Il est vrai qu’en la matière les méchantes langues diront qu’il est
connaisseur, voire expert. Il n’est besoin que de voir de quels ministres il
est capable de s’entourer, préciseront ces méchantes langues.
Car oui, ce sont de
méchantes langues : comment par exemple ne pas éprouver un sentiment
bienveillant envers notre premier ministre, M. Castex ? Ses mines
perplexes, son air perpétuel de se demander ce qu’il fait là, voilà qui est
touchant et devrait nous attendrir. Puisque les références littéraires
devraient nous éclairer, comment ne pas penser au président Melba dans Perfide,
de Roger Nimier ? Curieuse époque que la nôtre, où le personnel politique
français semble nous ramener couvent à cette roborative farce. C’est drôle,
mais ce n’est pas rassurant.
À propos de M. Johnson,
dont il était question plus haut, cet homme semble traverser une mauvaise passe.
La presse britannique s’en donne à cœur joie, à propos de fêtes qui eurent lieu
au 10 Downing Street en plein confinement.
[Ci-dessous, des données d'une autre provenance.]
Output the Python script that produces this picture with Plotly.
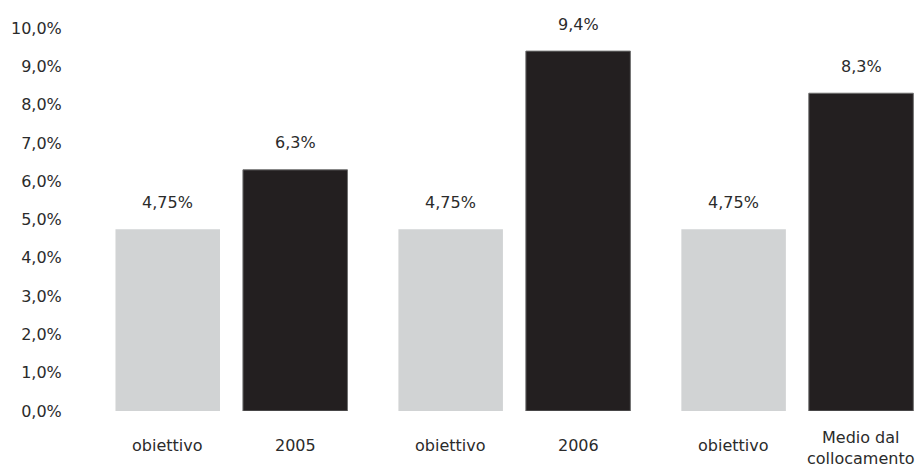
import plotly.graph_objects as go

# ---- data ----
groups = ["gruppo 2005", "gruppo 2006", "gruppo medio"]
target_labels = ["obiettivo", "obiettivo", "obiettivo"]
actual_labels = ["2005", "2006", "Medio dal<br>collocamento"]
target_values = [4.75, 4.75, 4.75]
actual_values = [6.3, 9.4, 8.3]
target_text = ["4,75%", "4,75%", "4,75%"]
actual_text = ["6,3%", "9,4%", "8,3%"]
y_ticks = [0, 1, 2, 3, 4, 5, 6, 7, 8, 9, 10]
y_tick_labels = ["0,0%", "1,0%", "2,0%", "3,0%", "4,0%", "5,0%",
                 "6,0%", "7,0%", "8,0%", "9,0%", "10,0%"]

# ---- style ----
FONT = "DejaVu Sans"
TXT = "#2b2b2b"
GRAY = "#d1d3d4"
BLACK = "#231f20"
SLOT_SHIFT = 64  # px offset of each bar from the group centre

fig = go.Figure()
fig.add_trace(go.Bar(x=groups, y=target_values, marker=dict(color=GRAY, line=dict(width=0)),
                     hoverinfo="skip"))
fig.add_trace(go.Bar(x=groups, y=actual_values,
                     marker=dict(color=BLACK, line=dict(width=1, color="#6e6e6e")),
                     hoverinfo="skip"))

ann = []
for gi, (v, t, lab) in enumerate(zip(target_values, target_text, target_labels)):
    ann.append(dict(x=gi, y=v, xref="x", yref="y", text=t, showarrow=False,
                    xshift=-SLOT_SHIFT, yshift=27, yanchor="middle",
                    font=dict(family=FONT, size=16, color=TXT)))
    ann.append(dict(x=gi, y=0, xref="x", yref="y", text=lab, showarrow=False,
                    xshift=-SLOT_SHIFT, yshift=-34, yanchor="middle",
                    font=dict(family=FONT, size=16, color=TXT)))
for gi, (v, t, lab) in enumerate(zip(actual_values, actual_text, actual_labels)):
    ann.append(dict(x=gi, y=v, xref="x", yref="y", text=t, showarrow=False,
                    xshift=SLOT_SHIFT, yshift=27, yanchor="middle",
                    font=dict(family=FONT, size=16, color=TXT)))
    n_lines = lab.count("<br>") + 1
    ann.append(dict(x=gi, y=0, xref="x", yref="y", text=lab, showarrow=False,
                    xshift=SLOT_SHIFT, yshift=-34 - 2.5 * (n_lines - 1),
                    yanchor="middle",
                    font=dict(family=FONT, size=16, color=TXT)))

fig.update_layout(
    width=919, height=470,
    margin=dict(l=90, r=0, t=9, b=59),
    paper_bgcolor="white", plot_bgcolor="white",
    barmode="group", bargap=0.099, bargroupgap=0.18,
    showlegend=False,
    font=dict(family=FONT, size=16, color=TXT),
    annotations=ann,
    xaxis=dict(type="category", range=[-0.5, 2.43], showticklabels=False, showgrid=False,
               zeroline=False, showline=False, ticks=""),
    yaxis=dict(range=[0, 10.5], tickvals=y_ticks, ticktext=y_tick_labels,
               showgrid=False, zeroline=False, showline=False,
               ticks="outside", ticklen=24, tickcolor="rgba(0,0,0,0)",
               tickfont=dict(family=FONT, size=16, color=TXT)),
)

fig.write_html("out.html")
Si de telles fêtes sont de fait moralement
répréhensibles et d’un effet déplorable par le manque d’exemplarité qu’elles
révèlent, il semble manquer quelque chose aux diatribes contre M. Johnson. Non pas
quant à leur effet éventuel, beaucoup sommant l’intéressé de démissionner, mais
quant au personnage qu’est Boris Johnson.
Certains n’ignorent pas
qu’il fut à Oxford membre du Bullingdon Club, institution dont les
familiers de l’œuvre d’Evelyn Waugh peuvent se faire une idée[iii].
Evelyn Waugh ? Voilà une piste intéressante. M. Johnson n’a-t-il pas
quelques traits de ces bright young things dont le non moins brillant
Waugh dépeignit quelques frasques dans Ces Corps vils ? Pour preuve
ce personnage qui, apprenant l’existence de l’Independent Labour Party,
regrette de ne pas y avoir été invité ; et aussi une fête improvisée… au 10
Downing Street. Dans ces conditions, allez savoir si M. Johnson – ou l’un ou l’autre
de ses collaborateurs – n’aura pas commis une fâcheuse erreur quant à l’acception,
en anglais dans le texte, du mot party. La littérature, décidément, nous
éclaire d’une manière aussi drôle qu’effrayante[iv].
[i] Nous ne dirons rien des
propos absurdes et indécents de M. Estrosi ou de M. Hirsch au même sujet. Les courtisans
ne sont souvent que de pâles imitateurs.
[ii] Voulu, c’est du cynisme,
involontaire, c’est un manque de maîtrise de soi.
[iii] Dans Grandeur et décadence (sous le nom de Bollinger Club) et dans Retour à Brideshead.
[iv] Ne nous plaignons pas :
le rire et la littérature ne sont pas là pour nous rassurer.